I decided to vote remain but I was not sure. I had a feeling that if the country did decide to remain then there would have been a bit of me that wondered if that was the right choice, an opportunity missed.

I am certain that some leavers voted so for utterly racist reasons.  I am equally certain that many did so for logical, strategic and hope filled reasons.  And I am also certain that many who voted either way did so for self-serving reasons and in a position of arrogance.  We all voted from a position of ignorance.

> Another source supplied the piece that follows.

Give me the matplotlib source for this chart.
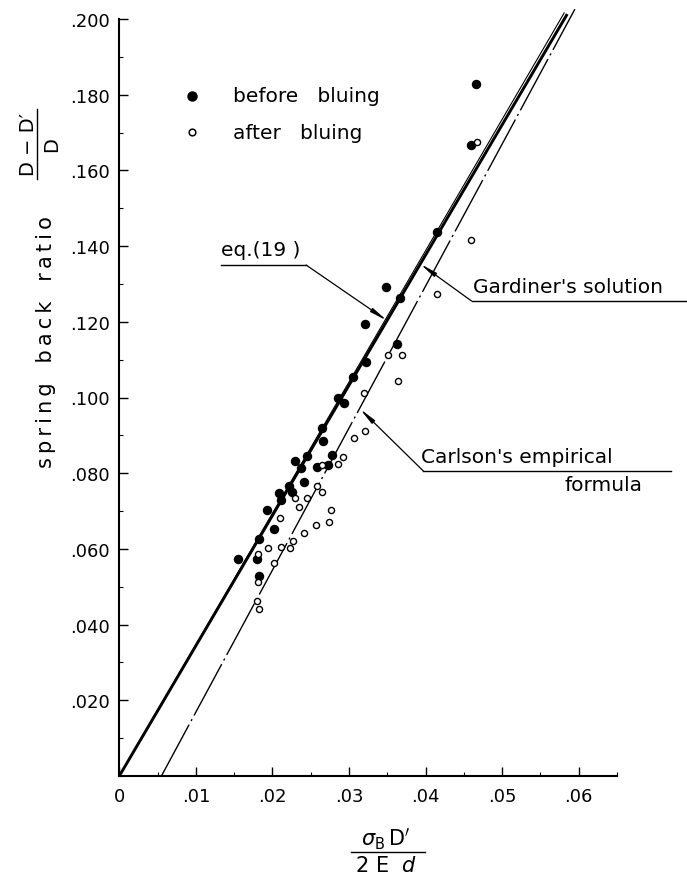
import matplotlib
matplotlib.use("Agg")
import matplotlib.pyplot as plt
from matplotlib.ticker import MultipleLocator, FixedLocator, FixedFormatter
from matplotlib.lines import Line2D

# ---------------- data ----------------
before_x = [0.02646, 0.02659, 0.02450, 0.02297, 0.02776, 0.02371, 0.02580, 0.02732,
            0.02414, 0.02222, 0.02092, 0.02254, 0.02110, 0.01927, 0.02026, 0.01822,
            0.01548, 0.01796, 0.01830,
            0.03626, 0.03225, 0.03051, 0.02850, 0.02930, 0.03486, 0.03203, 0.03669,
            0.04663, 0.04593, 0.04149]
before_y = [0.0919, 0.0886, 0.0845, 0.0833, 0.0848, 0.0813, 0.0816, 0.0822,
            0.0776, 0.0765, 0.0748, 0.0750, 0.0730, 0.0703, 0.0653, 0.0626,
            0.0572, 0.0573, 0.0528,
            0.1141, 0.1093, 0.1053, 0.0998, 0.0985, 0.1291, 0.1194, 0.1262,
            0.1828, 0.1667, 0.1436]

after_x = [0.03212, 0.03059, 0.02920, 0.02855, 0.02646, 0.02580, 0.02646, 0.02297,
           0.02450, 0.02353, 0.02763, 0.02101, 0.02741, 0.02571, 0.02418, 0.02267,
           0.02110, 0.02231, 0.01948, 0.01809, 0.02026, 0.01809, 0.01804, 0.01830,
           0.03504, 0.03691, 0.03639, 0.03190, 0.04149, 0.04672, 0.04597]
after_y = [0.0912, 0.0892, 0.0844, 0.0823, 0.0822, 0.0765, 0.0751, 0.0734,
           0.0734, 0.0712, 0.0703, 0.0682, 0.0672, 0.0663, 0.0641, 0.0622,
           0.0606, 0.0602, 0.0602, 0.0587, 0.0562, 0.0512, 0.0463, 0.0441,
           0.1112, 0.1113, 0.1044, 0.1012, 0.1273, 0.1676, 0.1417]

# theoretical / empirical lines (end points)
eq19_x = [0.0, 0.0585]
eq19_y = [0.0, 0.2013]
gardiner_x = [0.0, 0.0581]
gardiner_y = [0.0, 0.2016]
carlson_x = [0.0055, 0.0595]
carlson_y = [0.0, 0.2026]

x_ticks = [0, 0.01, 0.02, 0.03, 0.04, 0.05, 0.06]
x_labels = ["0", ".01", ".02", ".03", ".04", ".05", ".06"]
y_ticks = [0.02, 0.04, 0.06, 0.08, 0.10, 0.12, 0.14, 0.16, 0.18, 0.20]
y_labels = [".020", ".040", ".060", ".080", ".100", ".120", ".140", ".160", ".180", ".200"]

legend_labels = ["before   bluing", "after   bluing"]

# ---------------- figure ----------------
W, H = 687, 878
fig = plt.figure(figsize=(W / 100, H / 100), dpi=100)
x0, x1, yb, yt = 119.3, 617.0, 777.0, 20.0
ax = fig.add_axes([x0 / W, 1 - yb / H, (x1 - x0) / W, (yb - yt) / H])
ax.set_xlim(0, 0.065)
ax.set_ylim(0, 0.2)

for s in ["top", "right"]:
    ax.spines[s].set_visible(False)
for s in ["left", "bottom"]:
    ax.spines[s].set_linewidth(1.5)

ax.xaxis.set_major_locator(FixedLocator(x_ticks))
ax.xaxis.set_major_formatter(FixedFormatter(x_labels))
ax.xaxis.set_minor_locator(MultipleLocator(0.005))
ax.yaxis.set_major_locator(FixedLocator(y_ticks))
ax.yaxis.set_major_formatter(FixedFormatter(y_labels))
ax.yaxis.set_minor_locator(MultipleLocator(0.01))
ax.tick_params(which="major", direction="in", length=6.5, width=1.0, labelsize=13, pad=7)
ax.tick_params(which="minor", direction="in", length=3, width=0.8)
ax.tick_params(axis="x", which="major", pad=8)

# lines
ax.plot(eq19_x, eq19_y, color="k", lw=2.1, clip_on=False, solid_capstyle="butt")
ax.plot(gardiner_x, gardiner_y, color="k", lw=0.8, clip_on=False)
ax.plot(carlson_x, carlson_y, color="k", lw=1.0, clip_on=False,
        linestyle=(0, (42, 3, 1.5, 3)))

# points
ax.plot(before_x, before_y, "o", color="k", markersize=5.8, clip_on=False)
ax.plot(after_x, after_y, "o", markerfacecolor="white", markeredgecolor="k",
        markeredgewidth=1.0, markersize=4.4, clip_on=False)

# legend (manual)
ax.plot([0.00944], [0.1797], "o", color="k", markersize=6.5, clip_on=False)
ax.plot([0.00944], [0.1701], "o", markerfacecolor="white", markeredgecolor="k",
        markeredgewidth=1.1, markersize=4.8, clip_on=False)
ax.text(0.01486, 0.1797, legend_labels[0], fontsize=14.5, va="center", ha="left")
ax.text(0.01486, 0.1701, legend_labels[1], fontsize=14.5, va="center", ha="left")

# annotations
arrow = dict(arrowstyle="-|>,head_length=1.0,head_width=0.13", lw=0.9, color="k",
             shrinkA=0, shrinkB=0)
fs_ann = 14.5
# eq.(19)
ax.text(0.0133, 0.1365, "eq.(19 )", fontsize=fs_ann, ha="left", va="bottom")
ax.plot([0.0133, 0.0244], [0.135, 0.135], color="k", lw=1.0, clip_on=False)
ax.annotate("", xy=(0.03497, 0.1203), xytext=(0.0244, 0.135), arrowprops=arrow,
            annotation_clip=False)
# Gardiner's solution
ax.text(0.0462, 0.1268, "Gardiner's solution", fontsize=fs_ann, ha="left", va="bottom")
ax.plot([0.0460, 0.0744], [0.1255, 0.1255], color="k", lw=1.0, clip_on=False)
ax.annotate("", xy=(0.0393, 0.1353), xytext=(0.0460, 0.1255), arrowprops=arrow,
            annotation_clip=False)
# Carlson's empirical formula
ax.text(0.0394, 0.0818, "Carlson's empirical", fontsize=fs_ann, ha="left", va="bottom")
ax.text(0.0632, 0.0770, "formula", fontsize=fs_ann, ha="center", va="center")
ax.plot([0.0397, 0.0721], [0.0806, 0.0806], color="k", lw=1.0, clip_on=False)
ax.annotate("", xy=(0.03143, 0.0970), xytext=(0.0397, 0.0806), arrowprops=arrow,
            annotation_clip=False)

# y label
ylab = "\u2009".join("spring") + "   " + "\u2009".join("back") + "   " + "\u2009".join("ratio")
fig.text(46 / W, 1 - 342 / H, ylab, rotation=90, ha="center", va="center", fontsize=15)
fig.text(28 / W, 1 - 145 / H, "D \u2212 D\u2032", rotation=90, ha="center", va="center", fontsize=14)
fig.add_artist(Line2D([37 / W, 37 / W], [1 - 110 / H, 1 - 180 / H], color="k", lw=1.0))
fig.text(52 / W, 1 - 145 / H, "D", rotation=90, ha="center", va="center", fontsize=14)

# x label
fig.text(386 / W, 1 - 839 / H, r"$\sigma_{\mathrm{B}}\,\mathrm{D}'$", ha="center", va="center", fontsize=15)
fig.add_artist(Line2D([351 / W, 425 / W], [1 - 853 / H, 1 - 853 / H], color="k", lw=1.0))
fig.text(386 / W, 1 - 866 / H, r"$\mathrm{2\ E}\ \ d$", ha="center", va="center", fontsize=15)

fig.savefig("out.png", dpi=100)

The irrefutable truth is that we democratically voted to leave; well England and Wales did anyway.  It may well mean that Scotland leaves the UK.  On the other hand, it may well unite Ireland. It is impossible to know now if in generations to come this will be seen as a great decision or a disastrous decision – we have the perspective of Z.

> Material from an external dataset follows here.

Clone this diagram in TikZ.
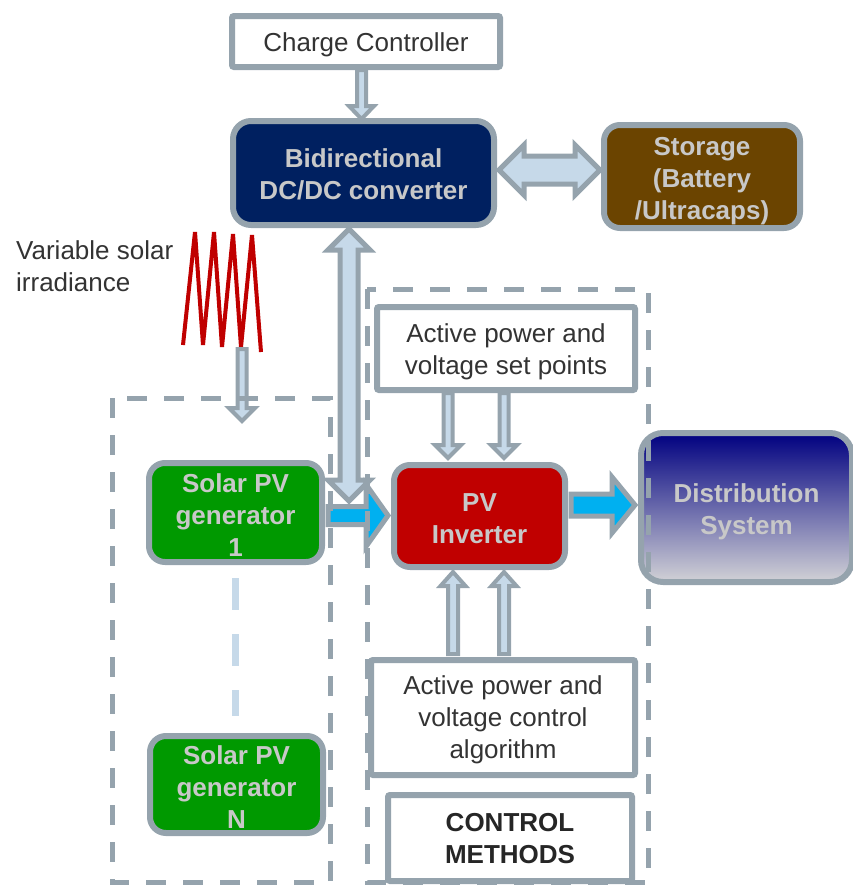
\documentclass[tikz,border=0pt]{standalone}
\usepackage{fontspec}
\setmainfont{Liberation Sans}
\usetikzlibrary{calc}
\definecolor{bord}{HTML}{95A3AD}
\definecolor{lblue}{HTML}{C6D9E9}
\definecolor{navybox}{HTML}{002060}
\definecolor{brownbox}{HTML}{6B4400}
\definecolor{gbox}{HTML}{009900}
\definecolor{rbox}{HTML}{C00000}
\definecolor{cyanar}{HTML}{00B0F0}
\definecolor{txtd}{HTML}{333333}
\definecolor{txtl}{HTML}{C8C8C8}
\definecolor{distop}{HTML}{000080}
\definecolor{disbot}{HTML}{D2D2D6}

% single block arrow: [opts]{from}{to}{shaft half width}{head half width}{head length}
\newcommand\blockarrow[6][]{%
  \coordinate (ba-h) at ($(#3)!#6!(#2)$);
  \draw[#1] ($(#2)!#4!90:(#3)$) -- ($(ba-h)!#4!90:(#3)$) -- ($(ba-h)!#5!90:(#3)$)
    -- (#3) -- ($(ba-h)!#5!-90:(#3)$) -- ($(ba-h)!#4!-90:(#3)$)
    -- ($(#2)!#4!-90:(#3)$) -- cycle;
}
% double block arrow
\newcommand\dblarrow[6][]{%
  \coordinate (da-h1) at ($(#2)!#6!(#3)$);
  \coordinate (da-h2) at ($(#3)!#6!(#2)$);
  \draw[#1] (#2) -- ($(da-h1)!#5!-90:(#2)$) -- ($(da-h1)!#4!-90:(#2)$)
    -- ($(da-h2)!#4!90:(#3)$) -- ($(da-h2)!#5!90:(#3)$) -- (#3)
    -- ($(da-h2)!#5!-90:(#3)$) -- ($(da-h2)!#4!-90:(#3)$)
    -- ($(da-h1)!#4!90:(#2)$) -- ($(da-h1)!#5!90:(#2)$) -- cycle;
}

\tikzset{
  box/.style={draw=bord, line width=6pt, inner sep=0pt},
  wbox/.style={box, fill=white, rounded corners=2pt},
  cbox/.style={box, rounded corners=18pt},
  tdark/.style={align=center, inner sep=0pt, text=txtd,
    font=\fontsize{26}{32}\selectfont},
  tlight/.style={align=center, inner sep=0pt, text=txtl,
    font=\fontsize{26}{32}\selectfont\bfseries},
  larrow/.style={draw=bord, fill=lblue, line width=4pt},
  carrow/.style={draw=bord, fill=cyanar, line width=5pt},
  dbox/.style={draw=bord, line width=5pt, dash pattern=on 20pt off 17pt},
}

\begin{document}
\begin{tikzpicture}[x=1pt, y=-1pt]
\useasboundingbox (0,0) rectangle (853,886);

% boxes
\node[wbox, minimum width=268, minimum height=51,
  label={[tdark, yshift=-3pt]center:Charge Controller}] (cc) at (366,41.5) {};
\node[cbox, fill=navybox, minimum width=261, minimum height=104,
  label={[tlight, yshift=-1.5pt]center:Bidirectional\\DC/DC converter}] (bidi) at (363.5,173) {};
\node[cbox, fill=brownbox, rounded corners=16pt, minimum width=196, minimum height=103,
  label={[tlight, yshift=-5pt]center:Storage\\(Battery\\/Ultracaps)}] (stor) at (702,176.5) {};
\node[wbox, minimum width=258, minimum height=83,
  label={[tdark, yshift=-3pt]center:Active power and\\voltage set points}] (sp) at (506,348.5) {};
\node[cbox, fill=gbox, rounded corners=16pt, minimum width=173, minimum height=99,
  label={[tlight, yshift=-2.5pt]center:Solar PV\\generator\\1}] (gen1) at (235.5,512.5) {};
\node[cbox, fill=gbox, rounded corners=16pt, minimum width=173, minimum height=97,
  label={[tlight, yshift=-2.5pt]center:Solar PV\\generator\\N}] (genN) at (236.5,784.5) {};
\node[cbox, fill=rbox, rounded corners=16pt, minimum width=171, minimum height=102,
  label={[tlight, yshift=-2.5pt]center:PV\\Inverter}] (inv) at (479.5,516) {};
\node[cbox, top color=distop, bottom color=disbot, rounded corners=22pt,
  minimum width=211, minimum height=149,
  label={[tlight, yshift=-4pt]center:Distribution\\System}] (dist) at (746.5,507.5) {};
\node[wbox, minimum width=264, minimum height=115,
  label={[tdark, yshift=-2.5pt]center:Active power and\\voltage control\\algorithm}] (alg) at (503,717.5) {};
\node[wbox, minimum width=244, minimum height=86,
  label={[tdark, text=black!85, font=\fontsize{26}{32}\selectfont\bfseries, yshift=-1pt]center:CONTROL\\METHODS}] (cm) at (510,838) {};
\node[anchor=west, align=left, text=txtd, inner sep=0pt,
  font=\fontsize{26}{32}\selectfont] (var) at (16,266) {Variable solar\\irradiance};

% irradiance zigzag
\draw[rbox, line width=4pt] (183,345) -- (195,232) -- (203,345) -- (214,232) -- (222,347)
  -- (233,234) -- (241,347) -- (252,235) -- (261,352);
\coordinate (zz) at (242,349);
\coordinate (zzb) at (242,421);

% connector coordinates
\coordinate (cca) at ($(cc.south)+(-4.5,0)$);
\coordinate (ccb) at ($(bidi.north)+(-2,1)$);
\coordinate (sb1) at ($(bidi.east)+(2,-3)$);
\coordinate (sb2) at ($(stor.west)+(-1,-6.5)$);
\coordinate (vb1) at ($(bidi.south)+(-14.5,1)$);
\coordinate (vb2) at (349,501);
\coordinate (sp1) at ($(sp.south)+(-58,0)$);
\coordinate (ip1) at ($(inv.north)+(-31.5,-4)$);
\coordinate (sp2) at ($(sp.south)+(-2,0)$);
\coordinate (ip2) at ($(inv.north)+(24.5,-4)$);
\coordinate (al1) at ($(alg.north)+(-50,-3)$);
\coordinate (ia1) at ($(inv.south)+(-26.5,2)$);
\coordinate (al2) at ($(alg.north)+(1,-3)$);
\coordinate (ia2) at ($(inv.south)+(24.5,2)$);
\coordinate (g1) at ($(gen1.east)+(3,3)$);
\coordinate (i1) at ($(inv.west)+(-3,-0.5)$);
\coordinate (i2) at ($(inv.east)+(3,-11)$);
\coordinate (d2) at ($(dist.west)+(-3,-2.5)$);
\coordinate (gl1) at ($(gen1.south)+(-0.5,13)$);
\coordinate (gl2) at ($(genN.north)+(-1.5,-17)$);

% light blue arrows
\blockarrow[larrow]{cca}{ccb}{4.5pt}{12.5pt}{13pt}
\dblarrow[larrow, line width=5pt]{sb1}{sb2}{14pt}{25pt}{25pt}
\dblarrow[larrow, line width=5pt]{vb1}{vb2}{9pt}{21pt}{21pt}
\blockarrow[larrow]{zz}{zzb}{4.5pt}{13pt}{13pt}
\blockarrow[larrow]{sp1}{ip1}{4.5pt}{13pt}{13pt}
\blockarrow[larrow]{sp2}{ip2}{4.5pt}{13pt}{13pt}
\blockarrow[larrow]{al1}{ia1}{5pt}{12.5pt}{14pt}
\blockarrow[larrow]{al2}{ia2}{5pt}{12.5pt}{14pt}

% power flow arrows
\blockarrow[carrow]{g1}{i1}{9pt}{31pt}{22pt}
\blockarrow[carrow]{i2}{d2}{11pt}{28pt}{23pt}

% PV generators continuation
\draw[lblue, line width=7pt, dash pattern=on 32pt off 24pt] (gl1) -- (gl2);

% dashed groups
\draw[dbox] (112,398) rectangle (330,882);
\draw[dbox] (367,289) rectangle (648,882);
\end{tikzpicture}
\end{document}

What If There’s No Such Thing As A Wrong Choice?

This is patently not so… but what if?

I’ve been thinking about this a lot over the last few months and a lot of a lot, in the last few days. (The EU Referendum was 5 days ago.)

At times we do things and then wish we had held off or had done things in a different way.  “If only I had waited until after the weekend” “If only I had waited until after the second interview”  “If only I had turned East rather than West, left earlier, left later, kept my mouth shut, spoke up sooner, had stayed home, had gone out, had voted differently.”

Thoughts like this can keep us awake at night, which is destructive both mentally and physically.  And wondering “what if…” is a waste of precious resources.  We have already spent time churning over different options and taken action based on our thoughts about those options.  It is pointless to re-do the thinking that we have already done, or that we perhaps should have done earlier.

How about looking at this from a different perspective? What if there was no such thing as a wrong choice? What benefit would there be if that were true?

No regrets

No angst

No waste of energy considering the what ifs

We will never know the result of taking a different path from the one we took.  We’ll never be able to compare the outcomes of all the choices.  It is possible that the way we chose was the better choice after all.  Since we’ll never know, to fret over it is to put energy into a pointless activity. That energy could be better spent moving forward on the path we did take.


This is not a manifesto to be careless about making choices; clearly we need to put our efforts into making good decisions.  It is also not a comment on what happened last week; there were intelligent people on both sides that voted with their consciences for good reasons.